##### Data section #####

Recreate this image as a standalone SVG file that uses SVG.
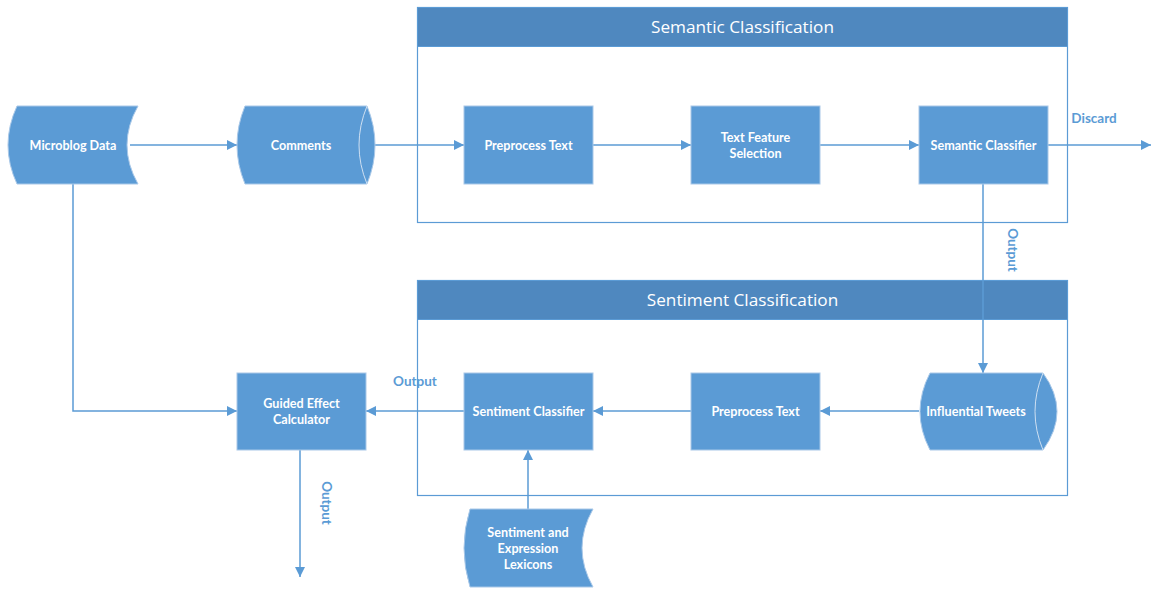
<svg xmlns="http://www.w3.org/2000/svg" width="1151" height="589" viewBox="0 0 1151 589">
<defs>
<marker id="ah" viewBox="0 0 10 10" refX="10" refY="5" markerWidth="10" markerHeight="10" markerUnits="userSpaceOnUse" orient="auto">
<path d="M0,0 L10,5 L0,10 Z" fill="#5B9BD5"/>
</marker>
<style>
.shape{fill:#5B9BD5;stroke:#A9C8E8;stroke-width:1}
.lbl{font-family:Lato,"Liberation Sans",sans-serif;font-size:12.6px;font-weight:bold;fill:#FFFFFF;text-anchor:middle;dominant-baseline:central}
.hdr{fill:#4F88BF;stroke:#5B9BD5;stroke-width:1}
.htxt{font-family:"Open Sans","Liberation Sans",sans-serif;font-size:17.2px;fill:#FFFFFF;text-anchor:middle;dominant-baseline:central}
.box{fill:#FFFFFF;stroke:#5B9BD5;stroke-width:1.2}
.con{fill:none;stroke:#5B9BD5;stroke-width:1.5}
.ctxt{font-family:Lato,"Liberation Sans",sans-serif;font-size:13.5px;font-weight:bold;fill:#5B9BD5;text-anchor:middle;dominant-baseline:central}
</style>
</defs>
<rect width="1151" height="589" fill="#FFFFFF"/>

<g id="semantic-container">
<rect class="box" x="417.5" y="7.5" width="650" height="215"/>
<rect class="hdr" x="417.5" y="7.5" width="650" height="39"/>
<text class="htxt" x="742.5" y="26">Semantic Classification</text>
</g>
<g id="sentiment-container">
<rect class="box" x="417.5" y="280.5" width="650" height="215"/>
<rect class="hdr" x="417.5" y="280.5" width="650" height="39"/>
<text class="htxt" x="742.5" y="299">Sentiment Classification</text>
</g>

<g id="connectors">
<line class="con" x1="130" y1="145" x2="237" y2="145" marker-end="url(#ah)"/>
<line class="con" x1="375" y1="145" x2="464" y2="145" marker-end="url(#ah)"/>
<line class="con" x1="593" y1="145" x2="691" y2="145" marker-end="url(#ah)"/>
<line class="con" x1="820" y1="145" x2="919" y2="145" marker-end="url(#ah)"/>
<line class="con" x1="1048" y1="145" x2="1151" y2="145" marker-end="url(#ah)"/>
<line class="con" x1="983" y1="184" x2="983" y2="373" marker-end="url(#ah)"/>
<line class="con" x1="919" y1="411" x2="820" y2="411" marker-end="url(#ah)"/>
<line class="con" x1="691" y1="411" x2="593" y2="411" marker-end="url(#ah)"/>
<line class="con" x1="464" y1="411" x2="366" y2="411" marker-end="url(#ah)"/>
<polyline class="con" points="73,184 73,411 237,411" marker-end="url(#ah)"/>
<line class="con" x1="300" y1="450" x2="300" y2="577" marker-end="url(#ah)"/>
<line class="con" x1="528" y1="509" x2="528" y2="450" marker-end="url(#ah)"/>
<text class="ctxt" x="1094" y="118">Discard</text>
<text class="ctxt" transform="translate(1013,250) rotate(90)" x="0" y="0">Output</text>
<text class="ctxt" x="415" y="381">Output</text>
<text class="ctxt" transform="translate(327,503) rotate(90)" x="0" y="0">Output</text>
</g>

<g id="microblog-data">
<path class="shape" d="M17,106 L138,106 Q116,145 138,184 L17,184 Q-1,145 17,106 Z"/>
<text class="lbl" x="73" y="145">Microblog Data</text>
</g>
<g id="comments">
<path class="shape" d="M245,106 L367,106 Q383,145 367,184 L245,184 Q229,145 245,106 Z"/>
<path d="M367,106 Q351,145 367,184" fill="none" stroke="#CFE0F2" stroke-width="1"/>
<text class="lbl" x="301" y="145">Comments</text>
</g>
<g id="preprocess-text-1">
<rect class="shape" x="464" y="106" width="129" height="78"/>
<text class="lbl" x="528.5" y="145">Preprocess Text</text>
</g>
<g id="text-feature-selection">
<rect class="shape" x="691" y="106" width="129" height="78"/>
<text class="lbl" x="755.5" y="137">Text Feature</text>
<text class="lbl" x="755.5" y="153">Selection</text>
</g>
<g id="semantic-classifier">
<rect class="shape" x="919" y="106" width="129" height="78"/>
<text class="lbl" x="983.5" y="145">Semantic Classifier</text>
</g>
<g id="influential-tweets">
<path class="shape" d="M930,373 L1043,373 Q1071,411.5 1043,450 L930,450 Q910,411.5 930,373 Z"/>
<path d="M1043,373 Q1027,411.5 1043,450" fill="none" stroke="#CFE0F2" stroke-width="1"/>
<text class="lbl" x="976" y="411">Influential Tweets</text>
</g>
<g id="preprocess-text-2">
<rect class="shape" x="691" y="373" width="129" height="77"/>
<text class="lbl" x="755.5" y="411">Preprocess Text</text>
</g>
<g id="sentiment-classifier">
<rect class="shape" x="464" y="373" width="129" height="77"/>
<text class="lbl" x="528.5" y="411">Sentiment Classifier</text>
</g>
<g id="guided-effect-calculator">
<rect class="shape" x="237" y="373" width="129" height="77"/>
<text class="lbl" x="301.5" y="403">Guided Effect</text>
<text class="lbl" x="301.5" y="419">Calculator</text>
</g>
<g id="lexicons">
<path class="shape" d="M470,509 L593,509 Q571,548 593,587 L470,587 Q458,548 470,509 Z"/>
<text class="lbl" x="528" y="532">Sentiment and</text>
<text class="lbl" x="528" y="548">Expression</text>
<text class="lbl" x="528" y="564">Lexicons</text>
</g>
</svg>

#####

* Objective: Copy out the data above exactly, except the pictures.

* Exercise solution:
Recreate this image as a standalone SVG file that uses SVG.
<svg xmlns="http://www.w3.org/2000/svg" width="1151" height="589" viewBox="0 0 1151 589">
<defs>
<marker id="ah" viewBox="0 0 10 10" refX="10" refY="5" markerWidth="10" markerHeight="10" markerUnits="userSpaceOnUse" orient="auto">
<path d="M0,0 L10,5 L0,10 Z" fill="#5B9BD5"/>
</marker>
<style>
.shape{fill:#5B9BD5;stroke:#A9C8E8;stroke-width:1}
.lbl{font-family:Lato,"Liberation Sans",sans-serif;font-size:12.6px;font-weight:bold;fill:#FFFFFF;text-anchor:middle;dominant-baseline:central}
.hdr{fill:#4F88BF;stroke:#5B9BD5;stroke-width:1}
.htxt{font-family:"Open Sans","Liberation Sans",sans-serif;font-size:17.2px;fill:#FFFFFF;text-anchor:middle;dominant-baseline:central}
.box{fill:#FFFFFF;stroke:#5B9BD5;stroke-width:1.2}
.con{fill:none;stroke:#5B9BD5;stroke-width:1.5}
.ctxt{font-family:Lato,"Liberation Sans",sans-serif;font-size:13.5px;font-weight:bold;fill:#5B9BD5;text-anchor:middle;dominant-baseline:central}
</style>
</defs>
<rect width="1151" height="589" fill="#FFFFFF"/>

<g id="semantic-container">
<rect class="box" x="417.5" y="7.5" width="650" height="215"/>
<rect class="hdr" x="417.5" y="7.5" width="650" height="39"/>
<text class="htxt" x="742.5" y="26">Semantic Classification</text>
</g>
<g id="sentiment-container">
<rect class="box" x="417.5" y="280.5" width="650" height="215"/>
<rect class="hdr" x="417.5" y="280.5" width="650" height="39"/>
<text class="htxt" x="742.5" y="299">Sentiment Classification</text>
</g>

<g id="connectors">
<line class="con" x1="130" y1="145" x2="237" y2="145" marker-end="url(#ah)"/>
<line class="con" x1="375" y1="145" x2="464" y2="145" marker-end="url(#ah)"/>
<line class="con" x1="593" y1="145" x2="691" y2="145" marker-end="url(#ah)"/>
<line class="con" x1="820" y1="145" x2="919" y2="145" marker-end="url(#ah)"/>
<line class="con" x1="1048" y1="145" x2="1151" y2="145" marker-end="url(#ah)"/>
<line class="con" x1="983" y1="184" x2="983" y2="373" marker-end="url(#ah)"/>
<line class="con" x1="919" y1="411" x2="820" y2="411" marker-end="url(#ah)"/>
<line class="con" x1="691" y1="411" x2="593" y2="411" marker-end="url(#ah)"/>
<line class="con" x1="464" y1="411" x2="366" y2="411" marker-end="url(#ah)"/>
<polyline class="con" points="73,184 73,411 237,411" marker-end="url(#ah)"/>
<line class="con" x1="300" y1="450" x2="300" y2="577" marker-end="url(#ah)"/>
<line class="con" x1="528" y1="509" x2="528" y2="450" marker-end="url(#ah)"/>
<text class="ctxt" x="1094" y="118">Discard</text>
<text class="ctxt" transform="translate(1013,250) rotate(90)" x="0" y="0">Output</text>
<text class="ctxt" x="415" y="381">Output</text>
<text class="ctxt" transform="translate(327,503) rotate(90)" x="0" y="0">Output</text>
</g>

<g id="microblog-data">
<path class="shape" d="M17,106 L138,106 Q116,145 138,184 L17,184 Q-1,145 17,106 Z"/>
<text class="lbl" x="73" y="145">Microblog Data</text>
</g>
<g id="comments">
<path class="shape" d="M245,106 L367,106 Q383,145 367,184 L245,184 Q229,145 245,106 Z"/>
<path d="M367,106 Q351,145 367,184" fill="none" stroke="#CFE0F2" stroke-width="1"/>
<text class="lbl" x="301" y="145">Comments</text>
</g>
<g id="preprocess-text-1">
<rect class="shape" x="464" y="106" width="129" height="78"/>
<text class="lbl" x="528.5" y="145">Preprocess Text</text>
</g>
<g id="text-feature-selection">
<rect class="shape" x="691" y="106" width="129" height="78"/>
<text class="lbl" x="755.5" y="137">Text Feature</text>
<text class="lbl" x="755.5" y="153">Selection</text>
</g>
<g id="semantic-classifier">
<rect class="shape" x="919" y="106" width="129" height="78"/>
<text class="lbl" x="983.5" y="145">Semantic Classifier</text>
</g>
<g id="influential-tweets">
<path class="shape" d="M930,373 L1043,373 Q1071,411.5 1043,450 L930,450 Q910,411.5 930,373 Z"/>
<path d="M1043,373 Q1027,411.5 1043,450" fill="none" stroke="#CFE0F2" stroke-width="1"/>
<text class="lbl" x="976" y="411">Influential Tweets</text>
</g>
<g id="preprocess-text-2">
<rect class="shape" x="691" y="373" width="129" height="77"/>
<text class="lbl" x="755.5" y="411">Preprocess Text</text>
</g>
<g id="sentiment-classifier">
<rect class="shape" x="464" y="373" width="129" height="77"/>
<text class="lbl" x="528.5" y="411">Sentiment Classifier</text>
</g>
<g id="guided-effect-calculator">
<rect class="shape" x="237" y="373" width="129" height="77"/>
<text class="lbl" x="301.5" y="403">Guided Effect</text>
<text class="lbl" x="301.5" y="419">Calculator</text>
</g>
<g id="lexicons">
<path class="shape" d="M470,509 L593,509 Q571,548 593,587 L470,587 Q458,548 470,509 Z"/>
<text class="lbl" x="528" y="532">Sentiment and</text>
<text class="lbl" x="528" y="548">Expression</text>
<text class="lbl" x="528" y="564">Lexicons</text>
</g>
</svg>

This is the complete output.